A ivermectina, a opção terapêutica primária, reduz as microfilárias na pele e nos olhos e diminui a produção de microfilárias por vários meses. Não mata vermes adultos fêmeas, mas doses cumulativas diminuem sua fertilidade. Administra-se ivermectina como uma dose oral única de 150 mcg/kg, repetida em intervalos de 6 a 12 meses. A duração ótima da terapia é incerta. Embora o tratamento possa teoricamente ser mantido pelo tempo de vida dos vermes fêmeos (10 a 14 anos), ele costuma ser suspenso após alguns anos se o prurido tiver desaparecido e nenhuma evidência de microfilária for detectada por biópsia cutânea ou exame oftalmológico.

Efeitos adversos da ivermectina são qualitativamente semelhantes àqueles da dietilcarbamazina (DEC), mas são muito menos comuns e menos graves. DEC não é utilizada para tratar oncocercose porque pode causar reação intensa de hipersensibilidade (Mazzotti) a antígenos filariais liberados, que pode danificar ainda mais a pele e os olhos e levar a colapso cardiovascular.

Antes do tratamento com ivermectina, deve-se avaliar nos pacientes co-infecção por Loa loa, outro parasita filário, se estiveram em regiões da África Central onde ambos os parasitas são transmitidos porque a ivermectina pode causar reações graves em pacientes com coinfecção intensa por Loa loa.

Dicas e conselhos

  • Antes de tratar a oncocercose com ivermectina, excluir coinfecção por Loa loa se os pacientes foram expostos a esse parasita na África central.

A doxiciclina pode matar as bactérias endossimbiontes Wolbachia, que o O. volvulus precisa para a sobrevivência e embriogênese. Doxiciclina mata > 60% das larvas das fêmeas adultas e esteriliza ou diminui a fertilidade daquelas que sobrevivem, mas a doxiciclina não mata microfilárias. Pode-se administrar doxiciclina 1 semana após a dose única inicial de ivermectina, 150 mcg/kg, na dose de 100 mg por via oral, uma ou duas vezes ao dia, durante 6 semanas.

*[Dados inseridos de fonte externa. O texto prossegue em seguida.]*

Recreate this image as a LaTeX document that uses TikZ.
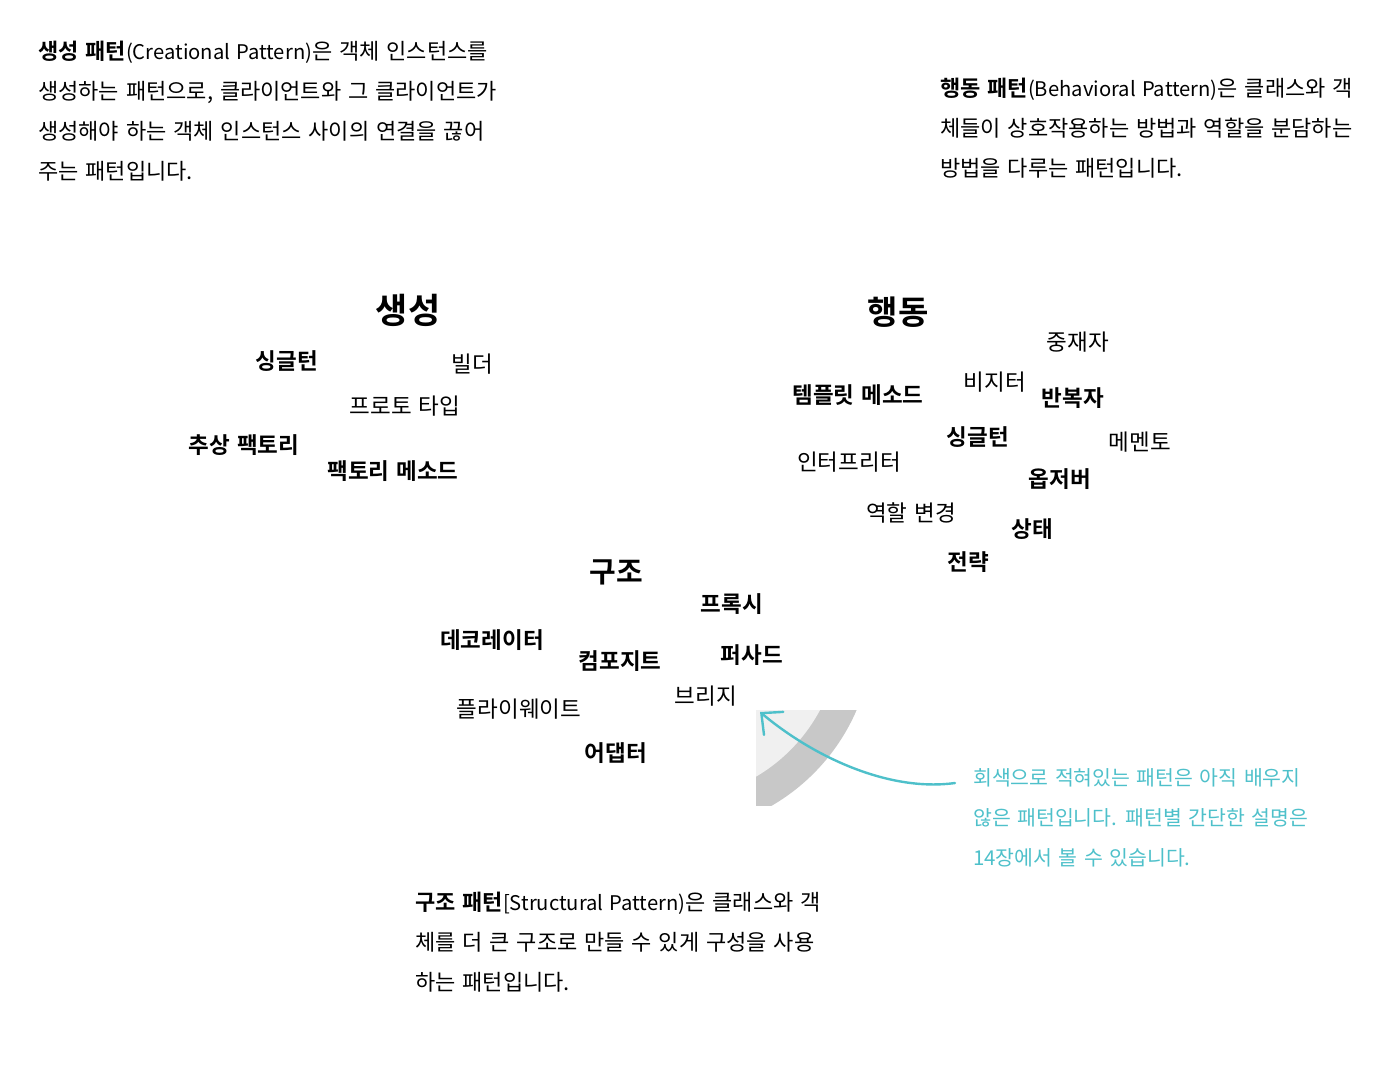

Por causa da provável dificuldade de seguir esse esquema prolongado, não está claro se isso melhoraria os desfechos do tratamento utilizando apenas ivermectina.

A remoção cirúrgica de oncocercomas acessíveis pode reduzir o número de microfilárias na pele, mas foi substituída pela terapêutica com ivermectina.

Prevenção da oncocercose

Nenhum fármaco demonstrou proteger contra infecção por O. volvulus. Entretanto, a administração anual ou semestral de ivermectina para a população em áreas endêmicas controla efetivamente a doença subclínica e não diagnosticada e, portanto, pode reduzir a transmissão. A oncocercose foi virtualmente erradicada nos países da África Ocidental participantes (exceto Serra Leoa) pela pulverização aérea de Simulium em criadouros e tratamento com ivermectina de pacientes do Onchocerciasis Control Programme, patrocinado pela Organização Mundial da Saúde e concluído em 2002. O tratamento em grande escala com ivermectina resultou na eliminação da oncocercose de algumas áreas endêmicas e continua em áreas em que a doença persiste (WHO: Onchocerciasis).

Picadas de Simulium podem ser minimizadas pela evitação de áreas infestadas, pelo uso de roupa protetora e pela aplicação generosa de repelentes de insetos.

Pontos-chave

  • A oncocercose é uma infecção filarioide que provoca lesões na pele, exantema e, mais importante, doença ocular levando a deficiência visual e, algumas vezes, cegueira.

  • Diagnosticar por exame ocular com lâmpada de fenda e exame microscópico de fragmentos da pele; onde disponível, teste por PCR (polymerase chain reaction) pode ser útil.

  • Tratar com ivermectina para matar as microfilárias e reduzir a fertilidade dos vermes fêmeas; a ivermectina não mata vermes adultos.

  • Antes do tratamento com ivermectina, deve-se avaliar nos paciente coinfecção por Loa loa se estiveram em áreas da África central onde ambos os parasitas são transmitidos.